WHAT THIS TASK INVOLVES -
Reproduce all the lines below exactly and omit the images.

## start

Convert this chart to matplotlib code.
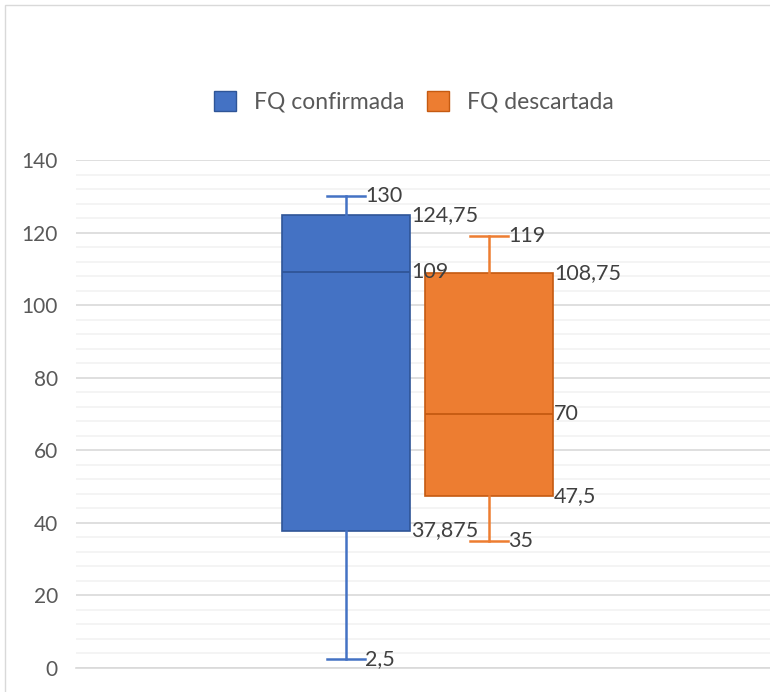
import matplotlib.pyplot as plt
from matplotlib.patches import Patch, Rectangle
from matplotlib.ticker import MultipleLocator

plt.rcParams['font.family'] = ['Lato', 'DejaVu Sans']

series = ["FQ confirmada", "FQ descartada"]
whislo = [2.5, 35]
q1 = [37.875, 47.5]
med = [109, 70]
q3 = [124.75, 108.75]
whishi = [130, 119]
fills = ["#4472C4", "#ED7D31"]
edges = ["#2F5597", "#C55A11"]
labels = [["2,5", "37,875", "109", "124,75", "130"],
          ["35", "47,5", "70", "108,75", "119"]]

fig = plt.figure(figsize=(7.7, 6.92), dpi=100)
ax = fig.add_axes([76 / 770, 24 / 692, 1 - 76 / 770, 508 / 692])

positions = [1, 2]
box_w = 0.9
cap_w = 0.26
for i in range(2):
    stats = [dict(whislo=whislo[i], q1=q1[i], med=med[i], q3=q3[i],
                  whishi=whishi[i], fliers=[])]
    ax.bxp(stats, positions=[positions[i]], widths=box_w, capwidths=cap_w,
           patch_artist=True, showfliers=False,
           boxprops=dict(facecolor=fills[i], edgecolor=edges[i], linewidth=1.2),
           medianprops=dict(color=edges[i], linewidth=1.3),
           whiskerprops=dict(color=fills[i], linewidth=1.8),
           capprops=dict(color=fills[i], linewidth=1.8))
    vals = [whislo[i], q1[i], med[i], q3[i], whishi[i]]
    xs = [positions[i] + cap_w / 2, positions[i] + box_w / 2,
          positions[i] + box_w / 2, positions[i] + box_w / 2,
          positions[i] + cap_w / 2]
    for v, x, t in zip(vals, xs, labels[i]):
        ax.annotate(t, xy=(x, v), xytext=(0.5, 0), textcoords="offset points",
                    ha="left", va="center", fontsize=15.5, color="#404040")

ax.set_xlim(1 - 270 / 143, 2 + 281 / 143)
ax.set_ylim(0, 140)
ax.yaxis.set_major_locator(MultipleLocator(20))
ax.yaxis.set_minor_locator(MultipleLocator(4))
ax.grid(axis="y", which="major", color="#D9D9D9", linewidth=1.2)
ax.grid(axis="y", which="minor", color="#F2F2F2", linewidth=1.2)
ax.set_axisbelow(True)
ax.set_xticks([])
ax.tick_params(axis="y", which="both", length=0, pad=13, labelsize=15,
               labelcolor="#595959")
for s in ["top", "right", "left"]:
    ax.spines[s].set_visible(False)
ax.spines["bottom"].set_color("#D9D9D9")
ax.spines["bottom"].set_linewidth(1.2)

handles = [Patch(facecolor=fills[i], edgecolor=edges[i], label=series[i])
           for i in range(2)]
fig.legend(handles=handles, loc="center", bbox_to_anchor=(414 / 770, 1 - 102 / 692),
           ncol=2, frameon=False, fontsize=16.5, handlelength=0.95, handleheight=0.95,
           handletextpad=0.8, columnspacing=1.0, labelcolor="#595959")

fig.add_artist(Rectangle((5 / 770, -0.1), 1.2, 1.1 - 5 / 692, transform=fig.transFigure,
                         fill=False, edgecolor="#D9D9D9", linewidth=1))

fig.savefig("out.png", dpi=100)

## end

SOLUTION TO THIS PROBLEM -
Convert this chart to matplotlib code.
import matplotlib.pyplot as plt
from matplotlib.patches import Patch, Rectangle
from matplotlib.ticker import MultipleLocator

plt.rcParams['font.family'] = ['Lato', 'DejaVu Sans']

series = ["FQ confirmada", "FQ descartada"]
whislo = [2.5, 35]
q1 = [37.875, 47.5]
med = [109, 70]
q3 = [124.75, 108.75]
whishi = [130, 119]
fills = ["#4472C4", "#ED7D31"]
edges = ["#2F5597", "#C55A11"]
labels = [["2,5", "37,875", "109", "124,75", "130"],
          ["35", "47,5", "70", "108,75", "119"]]

fig = plt.figure(figsize=(7.7, 6.92), dpi=100)
ax = fig.add_axes([76 / 770, 24 / 692, 1 - 76 / 770, 508 / 692])

positions = [1, 2]
box_w = 0.9
cap_w = 0.26
for i in range(2):
    stats = [dict(whislo=whislo[i], q1=q1[i], med=med[i], q3=q3[i],
                  whishi=whishi[i], fliers=[])]
    ax.bxp(stats, positions=[positions[i]], widths=box_w, capwidths=cap_w,
           patch_artist=True, showfliers=False,
           boxprops=dict(facecolor=fills[i], edgecolor=edges[i], linewidth=1.2),
           medianprops=dict(color=edges[i], linewidth=1.3),
           whiskerprops=dict(color=fills[i], linewidth=1.8),
           capprops=dict(color=fills[i], linewidth=1.8))
    vals = [whislo[i], q1[i], med[i], q3[i], whishi[i]]
    xs = [positions[i] + cap_w / 2, positions[i] + box_w / 2,
          positions[i] + box_w / 2, positions[i] + box_w / 2,
          positions[i] + cap_w / 2]
    for v, x, t in zip(vals, xs, labels[i]):
        ax.annotate(t, xy=(x, v), xytext=(0.5, 0), textcoords="offset points",
                    ha="left", va="center", fontsize=15.5, color="#404040")

ax.set_xlim(1 - 270 / 143, 2 + 281 / 143)
ax.set_ylim(0, 140)
ax.yaxis.set_major_locator(MultipleLocator(20))
ax.yaxis.set_minor_locator(MultipleLocator(4))
ax.grid(axis="y", which="major", color="#D9D9D9", linewidth=1.2)
ax.grid(axis="y", which="minor", color="#F2F2F2", linewidth=1.2)
ax.set_axisbelow(True)
ax.set_xticks([])
ax.tick_params(axis="y", which="both", length=0, pad=13, labelsize=15,
               labelcolor="#595959")
for s in ["top", "right", "left"]:
    ax.spines[s].set_visible(False)
ax.spines["bottom"].set_color("#D9D9D9")
ax.spines["bottom"].set_linewidth(1.2)

handles = [Patch(facecolor=fills[i], edgecolor=edges[i], label=series[i])
           for i in range(2)]
fig.legend(handles=handles, loc="center", bbox_to_anchor=(414 / 770, 1 - 102 / 692),
           ncol=2, frameon=False, fontsize=16.5, handlelength=0.95, handleheight=0.95,
           handletextpad=0.8, columnspacing=1.0, labelcolor="#595959")

fig.add_artist(Rectangle((5 / 770, -0.1), 1.2, 1.1 - 5 / 692, transform=fig.transFigure,
                         fill=False, edgecolor="#D9D9D9", linewidth=1))

fig.savefig("out.png", dpi=100)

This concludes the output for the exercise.